100 times harder and requires 100 times more effort than 0.1. But perhaps the only caveat that I'm going to add is there's a continuum between these. So on a side momentum, when we're talking about products and what are we going to invest in the next two weeks, sometimes we say, Hey, we're going to get this product from 0.1 to 0.3, or we're going to get it from 0.3 to 0.8, or we're going to get it from 1.0 to 1.5, and we're all kind of understanding that in the demoable and valuable, we're going to get halfway there. And it's become a bit of a language we use quite a bit. And it's, I think it's very convenient because there's just so much that people usually misalign themselves on this front.
Jack (05:24)
Yeah, I love that. I love that because I think it's so, so interesting, even within our team, we're like, you know, oh, is this thing launching? It's like, yeah, it might be launching, but it might be a massive, you know, it might be a massive piece of shit at that stage, right? And it takes a long time to get to get it to something more real. But I, you know, I'm thinking about our case as well. And I think a lot of cases that involve machine learning or AI stuff, which is like, maybe you've got something there, but you need to optimize it, right?

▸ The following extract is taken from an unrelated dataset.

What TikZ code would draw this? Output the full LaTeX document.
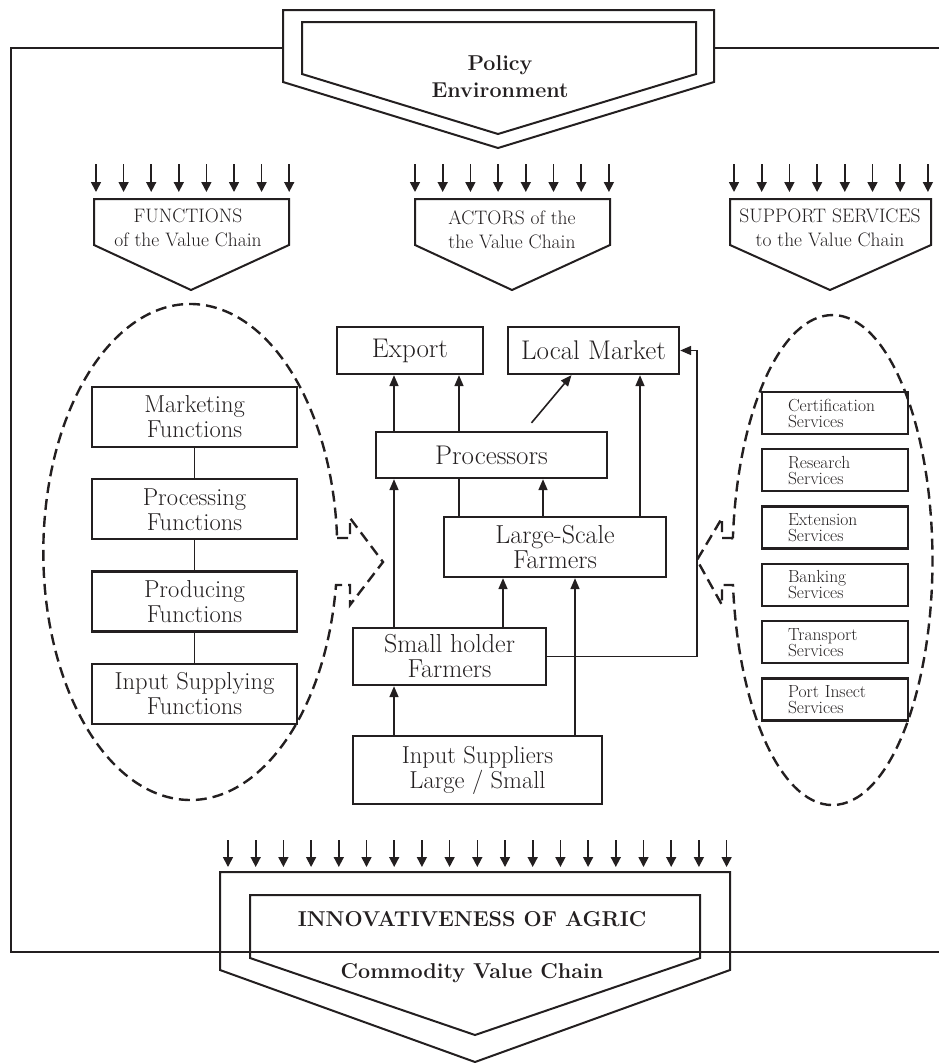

And like you're you know, your front end might work, your back end might work, but you might have a model or like the outputs of a model that are very nascent. And I think it's helpful for being like, you know, maybe the back end and the front end is actually at 1.0, but like the rest of it is at 0.1. And I guess then, you know, you're not just saying, Oh, we're at MVP, but you're, you're actually speaking a language, which is much more descriptive, essentially.
Santiago (06:06)
Exactly. It's a little more granular is the core idea. And you can version parts of a product. You can version products in a platform. We add a lot of, we just put versions all over the place. And when we're road mapping, we're always saying, we're going to get this product 0.5, and then we're going to get this product from 0.3 to 1.0, or this one. We're going to launch it at 0.1.
Sometimes we very rarely launch a product at 1.0. We usually start with 0.1,l because it's just so much cheaper. And being able to demo a product gives you concrete feedback from the market on whether you should really build it, which is ultimately 10 times more expensive.
Jack (06:58)
Absolutely. And does everyone in the team then use the same language? Is that like used across marketing as well as in product and engineering or is that kind of just within product and engineering?
Santiago (07:09)
No, it's marketing gets involved too. Sales understands it when we go tell reps, hey, we're gonna launch so-and-so products, 0.1. They understand they're gonna be able to give a demo, but if the customer wants to like do an in-depth demo, that's probably a bad idea.
We try to align everybody around this under certain degrees of accomplishment on that journey, but I'll say it's been a lot more useful than just saying, is it MVP or is it final? Which is the way most companies tend to communicate about this stuff, which is too broad a stroke in my book.
Jack (07:49)
Absolutely. Santi this was fascinating. Appreciate you joining me today. I'm definitely going to try and roll this out in our team. I really want to start using this. I think it would create a lot less confusion and stuff as well as all our kind of marketing function grows and even just within product and engineering here. So thank you so much for joining me.